Non più di una settimana fa, ho avuto il piacere di visitare le ridenti cittadine di Cracovia e Varsavia con l’immancabile visita ai campi di concentramento di Auschwitz e Birkenau. Fortunatamente viaggio spesso (mai quanto desidererei realmente), prima da solo, ora in compagnia della mia amorevole compagna. Prenotazioni on-line, sempre alla ricerca della prossima offerta. Ed eccoci stipati sul furgoncino Mercedes-Benz carico prevalentemente di altre coppie.Tutti Italiani che,come noi,alloggiavano a Cracovia. Direzione: “Museo” di Auschwitz. Come nel più tipico dei viaggi organizzati. 35 Euro.

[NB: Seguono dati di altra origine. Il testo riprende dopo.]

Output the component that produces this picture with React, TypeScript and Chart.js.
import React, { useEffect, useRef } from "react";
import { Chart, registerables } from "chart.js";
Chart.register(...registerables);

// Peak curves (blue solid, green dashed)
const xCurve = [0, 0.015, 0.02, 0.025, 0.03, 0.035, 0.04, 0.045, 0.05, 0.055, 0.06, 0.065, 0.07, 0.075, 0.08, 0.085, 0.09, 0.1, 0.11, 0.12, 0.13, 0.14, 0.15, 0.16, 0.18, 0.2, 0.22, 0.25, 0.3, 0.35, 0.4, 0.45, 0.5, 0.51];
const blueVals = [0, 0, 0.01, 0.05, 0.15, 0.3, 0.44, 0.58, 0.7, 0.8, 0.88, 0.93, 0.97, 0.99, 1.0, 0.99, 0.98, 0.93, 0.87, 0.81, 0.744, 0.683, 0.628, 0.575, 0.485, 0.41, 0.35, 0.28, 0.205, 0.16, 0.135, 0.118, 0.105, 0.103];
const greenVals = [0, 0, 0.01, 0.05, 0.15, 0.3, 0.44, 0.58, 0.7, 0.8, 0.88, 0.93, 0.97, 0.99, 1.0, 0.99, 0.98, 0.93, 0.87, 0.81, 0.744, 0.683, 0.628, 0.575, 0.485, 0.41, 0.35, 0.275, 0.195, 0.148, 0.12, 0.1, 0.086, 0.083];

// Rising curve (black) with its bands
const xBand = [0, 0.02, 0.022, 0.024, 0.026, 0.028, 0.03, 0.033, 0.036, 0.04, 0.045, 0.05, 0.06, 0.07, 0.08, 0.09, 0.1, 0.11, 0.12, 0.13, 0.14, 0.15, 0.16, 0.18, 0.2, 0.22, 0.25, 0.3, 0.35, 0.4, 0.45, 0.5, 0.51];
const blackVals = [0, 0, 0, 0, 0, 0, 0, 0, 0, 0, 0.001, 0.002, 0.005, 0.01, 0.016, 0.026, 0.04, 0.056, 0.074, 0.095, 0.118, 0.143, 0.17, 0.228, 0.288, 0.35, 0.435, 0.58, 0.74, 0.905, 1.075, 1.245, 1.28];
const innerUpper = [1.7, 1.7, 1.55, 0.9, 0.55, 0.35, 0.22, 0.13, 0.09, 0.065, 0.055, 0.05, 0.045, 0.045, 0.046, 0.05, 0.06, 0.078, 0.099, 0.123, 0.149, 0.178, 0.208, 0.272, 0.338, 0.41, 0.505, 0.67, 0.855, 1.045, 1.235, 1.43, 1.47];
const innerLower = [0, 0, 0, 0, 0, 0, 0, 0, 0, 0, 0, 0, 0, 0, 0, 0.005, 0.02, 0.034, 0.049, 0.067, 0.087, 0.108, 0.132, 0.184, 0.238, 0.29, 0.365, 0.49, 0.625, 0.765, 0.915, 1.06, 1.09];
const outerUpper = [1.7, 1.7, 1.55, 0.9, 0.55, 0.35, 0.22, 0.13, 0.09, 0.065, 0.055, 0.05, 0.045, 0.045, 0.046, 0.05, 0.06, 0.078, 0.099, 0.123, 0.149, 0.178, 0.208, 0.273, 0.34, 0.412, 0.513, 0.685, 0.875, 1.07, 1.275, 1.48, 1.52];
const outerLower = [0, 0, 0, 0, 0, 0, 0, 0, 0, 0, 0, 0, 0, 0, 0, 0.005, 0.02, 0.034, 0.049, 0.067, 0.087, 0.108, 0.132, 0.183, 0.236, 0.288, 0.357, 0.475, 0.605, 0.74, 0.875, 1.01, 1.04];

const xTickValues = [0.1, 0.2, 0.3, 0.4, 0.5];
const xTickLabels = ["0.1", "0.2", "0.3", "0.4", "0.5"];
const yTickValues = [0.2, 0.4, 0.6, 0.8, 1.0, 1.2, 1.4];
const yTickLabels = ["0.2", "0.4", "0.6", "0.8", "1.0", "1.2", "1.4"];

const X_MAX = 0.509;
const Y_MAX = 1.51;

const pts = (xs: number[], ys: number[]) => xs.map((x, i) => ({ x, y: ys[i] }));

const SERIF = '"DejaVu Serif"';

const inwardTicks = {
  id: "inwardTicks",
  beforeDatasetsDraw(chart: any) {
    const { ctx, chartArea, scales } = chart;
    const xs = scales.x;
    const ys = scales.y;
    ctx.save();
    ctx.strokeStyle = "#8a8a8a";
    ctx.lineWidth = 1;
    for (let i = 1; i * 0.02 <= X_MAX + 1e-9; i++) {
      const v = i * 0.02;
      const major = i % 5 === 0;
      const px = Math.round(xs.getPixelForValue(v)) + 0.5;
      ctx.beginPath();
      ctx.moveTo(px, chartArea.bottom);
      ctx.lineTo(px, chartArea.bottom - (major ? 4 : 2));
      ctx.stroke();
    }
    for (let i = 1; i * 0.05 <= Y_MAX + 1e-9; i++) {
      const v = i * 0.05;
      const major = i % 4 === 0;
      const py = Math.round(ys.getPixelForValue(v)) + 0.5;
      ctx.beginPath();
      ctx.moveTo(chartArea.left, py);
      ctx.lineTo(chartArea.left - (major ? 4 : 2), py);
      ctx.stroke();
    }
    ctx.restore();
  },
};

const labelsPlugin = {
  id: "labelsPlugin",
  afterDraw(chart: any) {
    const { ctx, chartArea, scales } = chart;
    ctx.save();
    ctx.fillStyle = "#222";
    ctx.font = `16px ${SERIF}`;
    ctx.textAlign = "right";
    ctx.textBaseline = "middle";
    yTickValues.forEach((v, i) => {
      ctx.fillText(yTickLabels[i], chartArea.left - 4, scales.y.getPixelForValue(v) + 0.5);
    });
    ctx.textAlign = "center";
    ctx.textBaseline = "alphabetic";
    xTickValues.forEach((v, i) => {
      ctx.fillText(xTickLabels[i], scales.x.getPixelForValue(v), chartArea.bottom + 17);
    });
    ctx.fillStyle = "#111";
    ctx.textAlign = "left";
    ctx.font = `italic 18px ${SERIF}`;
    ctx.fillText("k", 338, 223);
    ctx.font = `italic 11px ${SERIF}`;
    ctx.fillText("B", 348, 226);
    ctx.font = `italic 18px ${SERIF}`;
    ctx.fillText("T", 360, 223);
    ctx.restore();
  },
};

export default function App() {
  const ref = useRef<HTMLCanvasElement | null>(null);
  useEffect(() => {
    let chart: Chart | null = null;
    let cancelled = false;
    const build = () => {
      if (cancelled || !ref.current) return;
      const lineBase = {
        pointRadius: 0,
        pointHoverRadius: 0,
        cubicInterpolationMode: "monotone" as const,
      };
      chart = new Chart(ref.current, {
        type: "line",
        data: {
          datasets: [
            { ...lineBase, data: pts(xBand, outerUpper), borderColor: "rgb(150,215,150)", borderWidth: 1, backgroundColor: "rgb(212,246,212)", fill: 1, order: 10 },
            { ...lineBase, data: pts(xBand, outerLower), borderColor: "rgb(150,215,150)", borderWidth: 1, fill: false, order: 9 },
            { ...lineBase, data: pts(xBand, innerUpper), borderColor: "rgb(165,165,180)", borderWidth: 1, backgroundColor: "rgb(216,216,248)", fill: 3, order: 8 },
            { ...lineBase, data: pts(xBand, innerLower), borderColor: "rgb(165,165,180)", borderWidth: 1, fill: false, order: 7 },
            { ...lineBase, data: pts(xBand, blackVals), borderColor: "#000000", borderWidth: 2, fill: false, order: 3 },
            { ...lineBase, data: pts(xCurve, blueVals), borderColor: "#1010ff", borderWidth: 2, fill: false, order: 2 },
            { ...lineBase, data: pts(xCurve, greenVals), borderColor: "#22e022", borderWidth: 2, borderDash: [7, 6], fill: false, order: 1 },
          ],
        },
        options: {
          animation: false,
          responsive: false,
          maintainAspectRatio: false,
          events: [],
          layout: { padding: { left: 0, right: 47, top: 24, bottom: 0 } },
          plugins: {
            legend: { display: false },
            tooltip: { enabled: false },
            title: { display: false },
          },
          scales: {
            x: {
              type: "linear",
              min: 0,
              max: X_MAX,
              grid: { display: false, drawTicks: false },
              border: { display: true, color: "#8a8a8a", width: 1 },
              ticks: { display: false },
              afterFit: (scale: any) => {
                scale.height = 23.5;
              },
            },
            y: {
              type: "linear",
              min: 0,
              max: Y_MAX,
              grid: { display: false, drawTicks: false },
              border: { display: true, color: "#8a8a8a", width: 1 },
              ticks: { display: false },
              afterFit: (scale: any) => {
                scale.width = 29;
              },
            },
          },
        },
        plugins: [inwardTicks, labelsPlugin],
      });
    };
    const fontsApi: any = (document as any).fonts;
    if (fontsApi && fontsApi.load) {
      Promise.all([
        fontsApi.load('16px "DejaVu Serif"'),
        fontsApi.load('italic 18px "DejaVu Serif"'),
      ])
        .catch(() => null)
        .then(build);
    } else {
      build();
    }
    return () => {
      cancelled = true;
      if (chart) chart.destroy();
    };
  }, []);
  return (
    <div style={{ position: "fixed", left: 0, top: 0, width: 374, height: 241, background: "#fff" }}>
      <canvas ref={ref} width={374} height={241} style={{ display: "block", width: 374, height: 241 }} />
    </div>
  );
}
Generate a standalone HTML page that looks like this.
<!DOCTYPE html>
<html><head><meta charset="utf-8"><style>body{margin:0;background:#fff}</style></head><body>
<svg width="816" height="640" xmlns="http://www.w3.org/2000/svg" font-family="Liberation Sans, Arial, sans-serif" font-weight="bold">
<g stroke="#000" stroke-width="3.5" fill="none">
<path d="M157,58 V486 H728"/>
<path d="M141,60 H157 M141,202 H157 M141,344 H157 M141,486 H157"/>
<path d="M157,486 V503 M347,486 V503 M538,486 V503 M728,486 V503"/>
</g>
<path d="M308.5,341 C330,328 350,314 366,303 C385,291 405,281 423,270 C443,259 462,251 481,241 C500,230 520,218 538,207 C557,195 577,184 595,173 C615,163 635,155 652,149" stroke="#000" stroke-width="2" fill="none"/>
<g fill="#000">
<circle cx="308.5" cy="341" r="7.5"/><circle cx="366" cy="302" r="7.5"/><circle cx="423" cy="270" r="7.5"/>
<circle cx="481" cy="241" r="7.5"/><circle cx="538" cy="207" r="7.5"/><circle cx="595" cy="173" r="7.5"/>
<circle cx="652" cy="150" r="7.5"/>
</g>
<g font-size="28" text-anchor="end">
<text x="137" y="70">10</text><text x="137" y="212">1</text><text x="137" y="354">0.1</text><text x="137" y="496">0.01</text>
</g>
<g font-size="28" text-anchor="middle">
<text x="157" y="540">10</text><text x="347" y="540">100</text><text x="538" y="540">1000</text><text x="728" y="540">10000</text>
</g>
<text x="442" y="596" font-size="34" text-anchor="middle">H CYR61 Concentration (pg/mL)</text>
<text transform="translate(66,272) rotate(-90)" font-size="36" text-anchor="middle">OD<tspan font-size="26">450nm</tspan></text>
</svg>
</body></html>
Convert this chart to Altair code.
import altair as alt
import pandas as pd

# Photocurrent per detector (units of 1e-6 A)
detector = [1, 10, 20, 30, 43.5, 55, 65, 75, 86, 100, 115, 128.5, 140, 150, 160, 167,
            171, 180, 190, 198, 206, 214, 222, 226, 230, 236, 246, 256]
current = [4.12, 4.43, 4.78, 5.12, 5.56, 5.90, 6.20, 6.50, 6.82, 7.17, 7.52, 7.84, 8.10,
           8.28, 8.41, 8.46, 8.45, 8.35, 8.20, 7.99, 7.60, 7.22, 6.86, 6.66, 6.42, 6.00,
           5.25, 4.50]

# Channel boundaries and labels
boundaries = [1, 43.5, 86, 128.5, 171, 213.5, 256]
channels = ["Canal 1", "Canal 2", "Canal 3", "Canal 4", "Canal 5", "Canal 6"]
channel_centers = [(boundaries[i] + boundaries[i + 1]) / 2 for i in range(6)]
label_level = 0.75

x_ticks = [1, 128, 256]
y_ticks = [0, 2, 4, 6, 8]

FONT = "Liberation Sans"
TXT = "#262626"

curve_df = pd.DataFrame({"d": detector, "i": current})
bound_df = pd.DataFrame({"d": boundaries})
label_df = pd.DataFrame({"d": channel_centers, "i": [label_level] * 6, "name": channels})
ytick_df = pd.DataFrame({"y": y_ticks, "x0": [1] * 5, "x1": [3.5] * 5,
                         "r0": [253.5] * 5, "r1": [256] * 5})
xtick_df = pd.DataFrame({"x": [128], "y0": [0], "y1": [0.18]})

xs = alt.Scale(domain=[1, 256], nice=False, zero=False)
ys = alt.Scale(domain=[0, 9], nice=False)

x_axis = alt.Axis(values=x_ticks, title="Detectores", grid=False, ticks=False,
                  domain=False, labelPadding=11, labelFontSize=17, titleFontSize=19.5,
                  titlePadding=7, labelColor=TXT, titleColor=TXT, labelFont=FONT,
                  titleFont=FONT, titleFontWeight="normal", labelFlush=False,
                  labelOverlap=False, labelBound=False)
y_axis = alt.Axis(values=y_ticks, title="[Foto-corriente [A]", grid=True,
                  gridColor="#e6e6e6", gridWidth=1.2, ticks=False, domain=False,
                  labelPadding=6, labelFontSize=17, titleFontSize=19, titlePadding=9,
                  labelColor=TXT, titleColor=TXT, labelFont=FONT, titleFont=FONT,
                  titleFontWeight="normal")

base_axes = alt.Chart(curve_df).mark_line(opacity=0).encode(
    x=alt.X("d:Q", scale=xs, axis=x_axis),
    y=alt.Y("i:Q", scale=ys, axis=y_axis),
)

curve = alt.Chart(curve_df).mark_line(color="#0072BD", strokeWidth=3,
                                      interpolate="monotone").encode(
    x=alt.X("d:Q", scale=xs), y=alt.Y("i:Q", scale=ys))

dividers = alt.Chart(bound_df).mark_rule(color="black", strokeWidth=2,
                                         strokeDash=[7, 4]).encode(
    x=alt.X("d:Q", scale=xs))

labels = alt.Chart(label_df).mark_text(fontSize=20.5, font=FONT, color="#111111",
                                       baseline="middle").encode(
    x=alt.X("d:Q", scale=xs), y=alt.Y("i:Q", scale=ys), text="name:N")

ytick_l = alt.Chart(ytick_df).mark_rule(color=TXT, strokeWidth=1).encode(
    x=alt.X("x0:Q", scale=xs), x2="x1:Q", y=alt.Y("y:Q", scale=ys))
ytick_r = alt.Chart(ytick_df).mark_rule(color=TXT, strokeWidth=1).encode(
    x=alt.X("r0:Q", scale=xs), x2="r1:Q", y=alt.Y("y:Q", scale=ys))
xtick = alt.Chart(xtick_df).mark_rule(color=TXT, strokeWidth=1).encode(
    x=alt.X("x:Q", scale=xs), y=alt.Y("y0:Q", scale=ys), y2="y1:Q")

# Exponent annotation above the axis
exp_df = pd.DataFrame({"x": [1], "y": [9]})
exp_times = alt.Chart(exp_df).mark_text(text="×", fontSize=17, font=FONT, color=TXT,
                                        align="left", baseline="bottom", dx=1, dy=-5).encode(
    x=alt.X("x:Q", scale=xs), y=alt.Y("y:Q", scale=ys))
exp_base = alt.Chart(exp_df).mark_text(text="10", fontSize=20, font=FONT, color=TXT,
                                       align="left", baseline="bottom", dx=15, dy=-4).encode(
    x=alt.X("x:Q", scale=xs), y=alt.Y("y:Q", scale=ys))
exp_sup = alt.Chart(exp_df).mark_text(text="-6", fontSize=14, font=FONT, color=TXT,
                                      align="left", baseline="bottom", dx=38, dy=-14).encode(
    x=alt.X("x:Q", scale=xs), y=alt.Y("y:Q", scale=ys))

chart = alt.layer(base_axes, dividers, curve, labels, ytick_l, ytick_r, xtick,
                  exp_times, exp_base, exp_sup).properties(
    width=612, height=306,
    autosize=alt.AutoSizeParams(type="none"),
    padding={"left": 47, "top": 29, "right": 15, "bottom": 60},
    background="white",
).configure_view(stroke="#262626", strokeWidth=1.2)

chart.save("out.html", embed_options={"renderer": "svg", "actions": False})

Alla nostra visuale si palesano una serie di Hotel, Bar,concessionari,discrete abitazioni private etc. Tutto ciò,precede la fila di bus dalle dimensioni diverse, che come elefanti stazionano nell’aria di sosta loro riservata. Il tour sta per cominciare… Uniti alla carovana, composta da centinaia di persone provenienti da tutto il mondo, ci accingiamo a calpestare quella terra di fango e sangue, percorrendo i binari del “non ritorno” con le nostre scarpe da passeggio/trekking. Tutti muniti di abbigliamento tecnico e cappelli col pon-pon,sfidiamo il grande freddo.
Siamo alla ricerca dello scatto perfetto. Il filo spinato, l’orizzonte sconfinato dove si perdono gli alberi spogli e le baracche che coprono ettari ed ettari di terreno. Le immense montagne formate dai beni personali ritrovati (valigie,scarpe,pennelli da barba…). Un panorama vasto e desolato che neppure il più orrendo e perfido degli scrittori horror avrebbe mai immaginato.
Ascolto attonito le parole dirette e pungenti della nostra guida. Portavoce di una memoria che mi appare così perduta. E’ affranto. Lo leggo nei suoi occhi. Affranto nell’osservare quotidianamente quella carovana senza rispetto per ciò che egli rappresenta. Per ciò che quel luogo degli orrori rappresenta.
Un senso di depressione e spossatezza mi affligge. Il razzismo fa schifo!
Se non sarà mai un articolo ,un film o una testimonianza diretta; cosa smuoverà mai la coscienza?
La guerra è da un’altra parte. E’ in tv. Sui giornali. Non ci appartiene.
Siamo nati dalla parte del mondo fortunata noi. Fino a quando? Fino a quando nascere qui vorrà necessariamente dire: nascere nella parte fortunata del mondo?
Quei barconi. Milioni di morti ogni anno. La guerra non è qui. E’ da un’altra parte. Al di là del mare… Ma non ci appartiene.